▶ Requirement:
Repeat everything from the first line of the listing below through the line that contains "const H = 685;", exactly. Leave out pictures.

▶ Supplied material:

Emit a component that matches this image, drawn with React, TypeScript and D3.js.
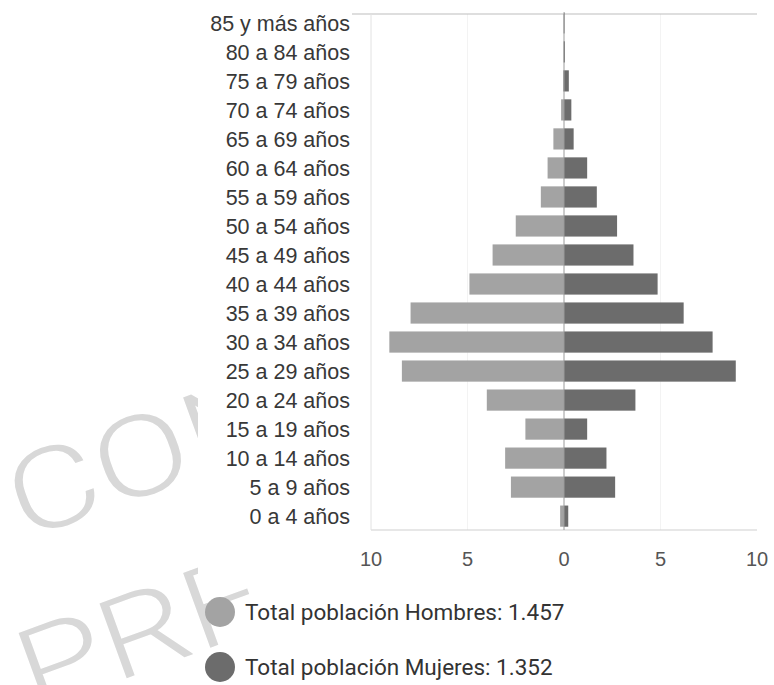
import React, { useEffect, useRef } from 'react';
import * as d3 from 'd3';

const W = 774;
const H = 685;

// age groups, top to bottom as drawn
const AGES = [
  '85 y más años', '80 a 84 años', '75 a 79 años', '70 a 74 años', '65 a 69 años',
  '60 a 64 años', '55 a 59 años', '50 a 54 años', '45 a 49 años', '40 a 44 años',
  '35 a 39 años', '30 a 34 años', '25 a 29 años', '20 a 24 años', '15 a 19 años',
  '10 a 14 años', '5 a 9 años', '0 a 4 años',
];
const HOMBRES = [0.03, 0.03, 0.05, 0.15, 0.55, 0.85, 1.2, 2.5, 3.7, 4.9, 7.95, 9.05, 8.4, 4.0, 2.0, 3.05, 2.75, 0.2];
const MUJERES = [0.03, 0.05, 0.25, 0.38, 0.5, 1.2, 1.7, 2.75, 3.6, 4.85, 6.2, 7.7, 8.9, 3.7, 1.2, 2.2, 2.65, 0.22];
const X_TICKS = [-10, -5, 0, 5, 10];
const LEGEND = ['Total población Hombres: 1.457', 'Total población Mujeres: 1.352'];
const WATERMARK = ['CON', 'PRF'];

const C_H = '#a3a3a3';
const C_M = '#6c6c6c';

export default function App() {
  const ref = useRef<SVGSVGElement>(null);

  useEffect(() => {
    const svg = d3.select(ref.current);
    svg.selectAll('*').remove();

    svg.append('rect').attr('width', W).attr('height', H).attr('fill', '#fff');

    // watermark (only the left part shows, the chart covers the rest)
    const wm = svg.append('g').attr('fill', '#d8d8d8').attr('font-family', 'Roboto, sans-serif')
      .attr('font-weight', 300).attr('font-size', 112);
    wm.append('text').attr('transform', 'translate(24,540) rotate(-20) scale(1.25,1)').text(WATERMARK[0]);
    wm.append('text').attr('transform', 'translate(34,712) rotate(-20) scale(1.25,1)').text(WATERMARK[1]);

    // chart background covers watermark
    svg.append('rect').attr('x', 198).attr('y', 0).attr('width', W - 198).attr('height', 585).attr('fill', '#fff');

    const x = d3.scaleLinear().domain([-10, 10]).range([371, 757]);
    const y = d3.scaleBand().domain(AGES).range([8.5, 530.5]).paddingInner(0.27).paddingOuter(0.13);

    const g = svg.append('g');

    // faint grid
    g.selectAll('line.grid').data([-5, 5]).join('line')
      .attr('x1', d => x(d)).attr('x2', d => x(d)).attr('y1', 14).attr('y2', 530)
      .attr('stroke', '#f3f3f3');

    // frame lines
    g.append('line').attr('x1', 352).attr('x2', 757).attr('y1', 14).attr('y2', 14).attr('stroke', '#bdbdbd').attr('stroke-width', 1.2);
    g.append('line').attr('x1', 371).attr('x2', 757).attr('y1', 530).attr('y2', 530).attr('stroke', '#cfcfcf').attr('stroke-width', 1.2);
    g.append('line').attr('x1', 371).attr('x2', 371).attr('y1', 14).attr('y2', 530).attr('stroke', '#e2e2e2');

    // bars
    g.selectAll('rect.h').data(AGES).join('rect')
      .attr('x', (d, i) => x(-HOMBRES[i])).attr('width', (d, i) => x(0) - x(-HOMBRES[i]))
      .attr('y', d => y(d)!).attr('height', y.bandwidth()).attr('fill', C_H);
    g.selectAll('rect.m').data(AGES).join('rect')
      .attr('x', x(0)).attr('width', (d, i) => x(MUJERES[i]) - x(0))
      .attr('y', d => y(d)!).attr('height', y.bandwidth()).attr('fill', C_M);

    // zero line
    g.append('line').attr('x1', x(0)).attr('x2', x(0)).attr('y1', 14).attr('y2', 530)
      .attr('stroke', '#9a9a9a').attr('stroke-width', 1);

    // category labels
    g.selectAll('text.cat').data(AGES).join('text')
      .attr('x', 350).attr('y', d => y(d)! + y.bandwidth() / 2).attr('dy', '0.36em')
      .attr('text-anchor', 'end').attr('font-family', 'Arial, "Liberation Sans", sans-serif')
      .attr('font-size', 21.5).attr('fill', '#383838').text(d => d);

    // x ticks
    g.selectAll('text.tick').data(X_TICKS).join('text')
      .attr('x', d => x(d)).attr('y', 559).attr('dy', '0.36em').attr('text-anchor', 'middle')
      .attr('font-family', 'Arial, "Liberation Sans", sans-serif').attr('font-size', 20)
      .attr('fill', '#555').text(d => String(Math.abs(d)));

    // legend
    const lg = svg.append('g');
    LEGEND.forEach((t, i) => {
      const cy = 612 + i * 55;
      lg.append('circle').attr('cx', 220).attr('cy', cy).attr('r', 15).attr('fill', i === 0 ? C_H : C_M);
      lg.append('text').attr('x', 245).attr('y', cy).attr('dy', '0.36em')
        .attr('font-family', 'Roboto, sans-serif').attr('font-size', 22.5).attr('fill', '#333').text(t);
    });
  }, []);

  return (
    <svg ref={ref} width={W} height={H} style={{ position: 'absolute', left: 0, top: 0, display: 'block' }} />
  );
}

▶ Solution to this problem:
Emit a component that matches this image, drawn with React, TypeScript and D3.js.
import React, { useEffect, useRef } from 'react';
import * as d3 from 'd3';

const W = 774;
const H = 685;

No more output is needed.